**Exercise brief:** Each line of the material must be repeated precisely, with the pictures left out.

[Source code of charts]
________

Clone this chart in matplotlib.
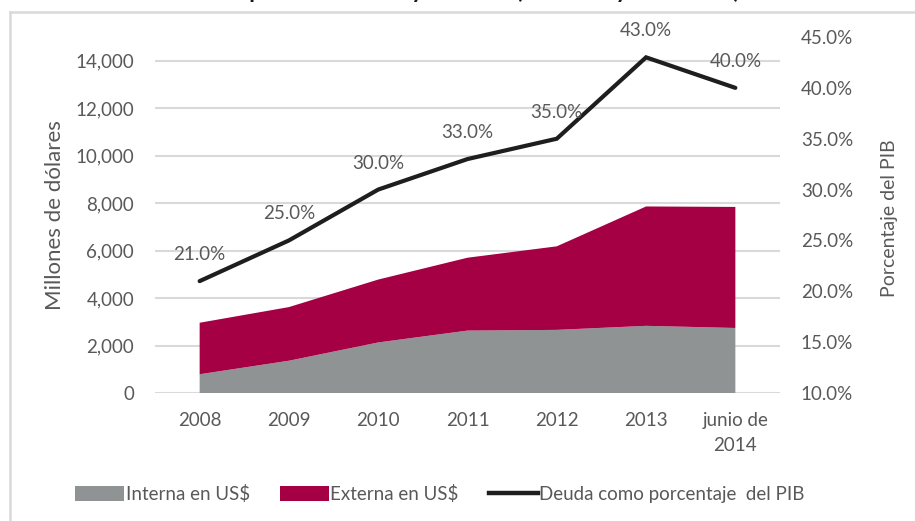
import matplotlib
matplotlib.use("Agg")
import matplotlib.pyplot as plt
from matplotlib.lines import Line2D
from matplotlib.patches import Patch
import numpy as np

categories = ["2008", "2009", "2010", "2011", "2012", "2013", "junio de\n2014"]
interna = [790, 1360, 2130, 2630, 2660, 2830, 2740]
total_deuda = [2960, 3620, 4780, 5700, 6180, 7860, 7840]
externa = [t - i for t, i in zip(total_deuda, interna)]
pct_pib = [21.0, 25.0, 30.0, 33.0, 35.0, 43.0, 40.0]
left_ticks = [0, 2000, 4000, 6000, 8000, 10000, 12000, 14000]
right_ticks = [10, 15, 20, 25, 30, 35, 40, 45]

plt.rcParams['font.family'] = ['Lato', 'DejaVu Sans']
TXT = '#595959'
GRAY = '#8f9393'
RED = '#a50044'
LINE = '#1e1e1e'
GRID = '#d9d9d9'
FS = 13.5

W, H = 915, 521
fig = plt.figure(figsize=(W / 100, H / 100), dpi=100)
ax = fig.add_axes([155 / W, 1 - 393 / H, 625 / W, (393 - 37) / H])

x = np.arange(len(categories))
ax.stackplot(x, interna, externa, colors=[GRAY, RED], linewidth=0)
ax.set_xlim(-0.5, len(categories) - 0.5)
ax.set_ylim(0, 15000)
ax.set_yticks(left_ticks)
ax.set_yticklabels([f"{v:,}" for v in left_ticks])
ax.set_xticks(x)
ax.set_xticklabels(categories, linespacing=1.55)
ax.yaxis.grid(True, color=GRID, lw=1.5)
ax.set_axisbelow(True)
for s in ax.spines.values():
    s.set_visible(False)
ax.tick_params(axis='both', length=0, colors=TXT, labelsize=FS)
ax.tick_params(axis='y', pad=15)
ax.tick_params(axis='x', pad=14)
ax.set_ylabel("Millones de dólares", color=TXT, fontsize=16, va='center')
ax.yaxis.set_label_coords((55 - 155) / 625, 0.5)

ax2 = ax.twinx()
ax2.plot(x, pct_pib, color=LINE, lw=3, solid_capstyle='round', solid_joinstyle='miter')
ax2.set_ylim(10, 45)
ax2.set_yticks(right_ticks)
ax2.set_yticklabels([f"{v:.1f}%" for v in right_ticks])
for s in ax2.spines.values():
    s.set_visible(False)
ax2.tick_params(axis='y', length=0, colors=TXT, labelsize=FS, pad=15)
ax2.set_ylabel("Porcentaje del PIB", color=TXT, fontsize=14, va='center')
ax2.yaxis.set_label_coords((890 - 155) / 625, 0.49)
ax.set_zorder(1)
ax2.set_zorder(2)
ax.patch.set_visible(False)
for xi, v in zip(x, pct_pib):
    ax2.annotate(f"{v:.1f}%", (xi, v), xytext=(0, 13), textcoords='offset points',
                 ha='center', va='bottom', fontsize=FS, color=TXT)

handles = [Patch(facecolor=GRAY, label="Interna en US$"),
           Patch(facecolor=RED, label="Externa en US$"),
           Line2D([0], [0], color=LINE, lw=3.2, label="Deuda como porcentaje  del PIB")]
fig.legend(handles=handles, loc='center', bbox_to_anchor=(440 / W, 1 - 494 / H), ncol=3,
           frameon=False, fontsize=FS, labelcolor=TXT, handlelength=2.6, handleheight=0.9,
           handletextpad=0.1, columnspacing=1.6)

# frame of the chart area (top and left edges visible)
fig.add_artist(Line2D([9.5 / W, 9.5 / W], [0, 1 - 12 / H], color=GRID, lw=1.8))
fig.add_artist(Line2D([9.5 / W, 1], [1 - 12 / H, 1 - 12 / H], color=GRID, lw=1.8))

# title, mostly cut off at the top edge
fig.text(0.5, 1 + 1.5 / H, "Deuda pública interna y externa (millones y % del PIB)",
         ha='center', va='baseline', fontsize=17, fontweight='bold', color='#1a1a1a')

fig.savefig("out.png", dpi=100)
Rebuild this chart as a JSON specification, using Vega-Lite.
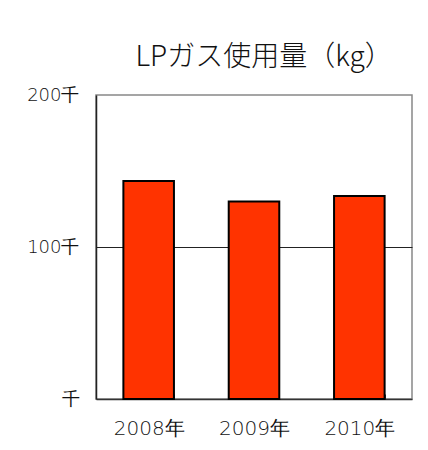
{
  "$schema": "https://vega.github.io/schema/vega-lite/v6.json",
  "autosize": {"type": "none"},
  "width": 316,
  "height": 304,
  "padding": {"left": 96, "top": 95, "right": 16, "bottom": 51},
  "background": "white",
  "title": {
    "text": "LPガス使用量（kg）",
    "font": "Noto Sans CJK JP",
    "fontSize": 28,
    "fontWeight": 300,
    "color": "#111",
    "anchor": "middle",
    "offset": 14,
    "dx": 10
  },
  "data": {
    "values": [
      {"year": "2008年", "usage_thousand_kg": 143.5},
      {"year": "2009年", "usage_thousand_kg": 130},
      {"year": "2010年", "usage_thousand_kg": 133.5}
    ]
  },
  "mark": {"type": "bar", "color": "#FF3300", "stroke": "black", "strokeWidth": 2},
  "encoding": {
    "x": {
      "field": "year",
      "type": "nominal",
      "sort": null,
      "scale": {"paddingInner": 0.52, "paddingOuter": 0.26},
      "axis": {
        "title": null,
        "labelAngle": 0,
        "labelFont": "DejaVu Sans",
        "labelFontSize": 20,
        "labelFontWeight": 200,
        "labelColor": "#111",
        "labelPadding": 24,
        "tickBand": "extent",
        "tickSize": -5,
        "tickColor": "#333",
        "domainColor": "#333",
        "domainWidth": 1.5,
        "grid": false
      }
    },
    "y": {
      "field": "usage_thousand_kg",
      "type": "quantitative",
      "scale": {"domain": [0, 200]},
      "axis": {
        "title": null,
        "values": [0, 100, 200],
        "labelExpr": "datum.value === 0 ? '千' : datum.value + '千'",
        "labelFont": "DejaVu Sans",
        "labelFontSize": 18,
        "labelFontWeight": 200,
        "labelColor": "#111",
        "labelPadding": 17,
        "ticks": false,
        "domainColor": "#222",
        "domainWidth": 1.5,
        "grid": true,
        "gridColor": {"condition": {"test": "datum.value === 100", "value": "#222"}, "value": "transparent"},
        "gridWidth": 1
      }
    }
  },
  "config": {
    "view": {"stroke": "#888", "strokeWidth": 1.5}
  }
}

________

**Result of this task:**
Clone this chart in matplotlib.
import matplotlib
matplotlib.use("Agg")
import matplotlib.pyplot as plt
from matplotlib.lines import Line2D
from matplotlib.patches import Patch
import numpy as np

categories = ["2008", "2009", "2010", "2011", "2012", "2013", "junio de\n2014"]
interna = [790, 1360, 2130, 2630, 2660, 2830, 2740]
total_deuda = [2960, 3620, 4780, 5700, 6180, 7860, 7840]
externa = [t - i for t, i in zip(total_deuda, interna)]
pct_pib = [21.0, 25.0, 30.0, 33.0, 35.0, 43.0, 40.0]
left_ticks = [0, 2000, 4000, 6000, 8000, 10000, 12000, 14000]
right_ticks = [10, 15, 20, 25, 30, 35, 40, 45]

plt.rcParams['font.family'] = ['Lato', 'DejaVu Sans']
TXT = '#595959'
GRAY = '#8f9393'
RED = '#a50044'
LINE = '#1e1e1e'
GRID = '#d9d9d9'
FS = 13.5

W, H = 915, 521
fig = plt.figure(figsize=(W / 100, H / 100), dpi=100)
ax = fig.add_axes([155 / W, 1 - 393 / H, 625 / W, (393 - 37) / H])

x = np.arange(len(categories))
ax.stackplot(x, interna, externa, colors=[GRAY, RED], linewidth=0)
ax.set_xlim(-0.5, len(categories) - 0.5)
ax.set_ylim(0, 15000)
ax.set_yticks(left_ticks)
ax.set_yticklabels([f"{v:,}" for v in left_ticks])
ax.set_xticks(x)
ax.set_xticklabels(categories, linespacing=1.55)
ax.yaxis.grid(True, color=GRID, lw=1.5)
ax.set_axisbelow(True)
for s in ax.spines.values():
    s.set_visible(False)
ax.tick_params(axis='both', length=0, colors=TXT, labelsize=FS)
ax.tick_params(axis='y', pad=15)
ax.tick_params(axis='x', pad=14)
ax.set_ylabel("Millones de dólares", color=TXT, fontsize=16, va='center')
ax.yaxis.set_label_coords((55 - 155) / 625, 0.5)

ax2 = ax.twinx()
ax2.plot(x, pct_pib, color=LINE, lw=3, solid_capstyle='round', solid_joinstyle='miter')
ax2.set_ylim(10, 45)
ax2.set_yticks(right_ticks)
ax2.set_yticklabels([f"{v:.1f}%" for v in right_ticks])
for s in ax2.spines.values():
    s.set_visible(False)
ax2.tick_params(axis='y', length=0, colors=TXT, labelsize=FS, pad=15)
ax2.set_ylabel("Porcentaje del PIB", color=TXT, fontsize=14, va='center')
ax2.yaxis.set_label_coords((890 - 155) / 625, 0.49)
ax.set_zorder(1)
ax2.set_zorder(2)
ax.patch.set_visible(False)
for xi, v in zip(x, pct_pib):
    ax2.annotate(f"{v:.1f}%", (xi, v), xytext=(0, 13), textcoords='offset points',
                 ha='center', va='bottom', fontsize=FS, color=TXT)

handles = [Patch(facecolor=GRAY, label="Interna en US$"),
           Patch(facecolor=RED, label="Externa en US$"),
           Line2D([0], [0], color=LINE, lw=3.2, label="Deuda como porcentaje  del PIB")]
fig.legend(handles=handles, loc='center', bbox_to_anchor=(440 / W, 1 - 494 / H), ncol=3,
           frameon=False, fontsize=FS, labelcolor=TXT, handlelength=2.6, handleheight=0.9,
           handletextpad=0.1, columnspacing=1.6)

# frame of the chart area (top and left edges visible)
fig.add_artist(Line2D([9.5 / W, 9.5 / W], [0, 1 - 12 / H], color=GRID, lw=1.8))
fig.add_artist(Line2D([9.5 / W, 1], [1 - 12 / H, 1 - 12 / H], color=GRID, lw=1.8))

# title, mostly cut off at the top edge
fig.text(0.5, 1 + 1.5 / H, "Deuda pública interna y externa (millones y % del PIB)",
         ha='center', va='baseline', fontsize=17, fontweight='bold', color='#1a1a1a')

fig.savefig("out.png", dpi=100)
Rebuild this chart as a JSON specification, using Vega-Lite.
{
  "$schema": "https://vega.github.io/schema/vega-lite/v6.json",
  "autosize": {"type": "none"},
  "width": 316,
  "height": 304,
  "padding": {"left": 96, "top": 95, "right": 16, "bottom": 51},
  "background": "white",
  "title": {
    "text": "LPガス使用量（kg）",
    "font": "Noto Sans CJK JP",
    "fontSize": 28,
    "fontWeight": 300,
    "color": "#111",
    "anchor": "middle",
    "offset": 14,
    "dx": 10
  },
  "data": {
    "values": [
      {"year": "2008年", "usage_thousand_kg": 143.5},
      {"year": "2009年", "usage_thousand_kg": 130},
      {"year": "2010年", "usage_thousand_kg": 133.5}
    ]
  },
  "mark": {"type": "bar", "color": "#FF3300", "stroke": "black", "strokeWidth": 2},
  "encoding": {
    "x": {
      "field": "year",
      "type": "nominal",
      "sort": null,
      "scale": {"paddingInner": 0.52, "paddingOuter": 0.26},
      "axis": {
        "title": null,
        "labelAngle": 0,
        "labelFont": "DejaVu Sans",
        "labelFontSize": 20,
        "labelFontWeight": 200,
        "labelColor": "#111",
        "labelPadding": 24,
        "tickBand": "extent",
        "tickSize": -5,
        "tickColor": "#333",
        "domainColor": "#333",
        "domainWidth": 1.5,
        "grid": false
      }
    },
    "y": {
      "field": "usage_thousand_kg",
      "type": "quantitative",
      "scale": {"domain": [0, 200]},
      "axis": {
        "title": null,
        "values": [0, 100, 200],
        "labelExpr": "datum.value === 0 ? '千' : datum.value + '千'",
        "labelFont": "DejaVu Sans",
        "labelFontSize": 18,
        "labelFontWeight": 200,
        "labelColor": "#111",
        "labelPadding": 17,
        "ticks": false,
        "domainColor": "#222",
        "domainWidth": 1.5,
        "grid": true,
        "gridColor": {"condition": {"test": "datum.value === 100", "value": "#222"}, "value": "transparent"},
        "gridWidth": 1
      }
    }
  },
  "config": {
    "view": {"stroke": "#888", "strokeWidth": 1.5}
  }
}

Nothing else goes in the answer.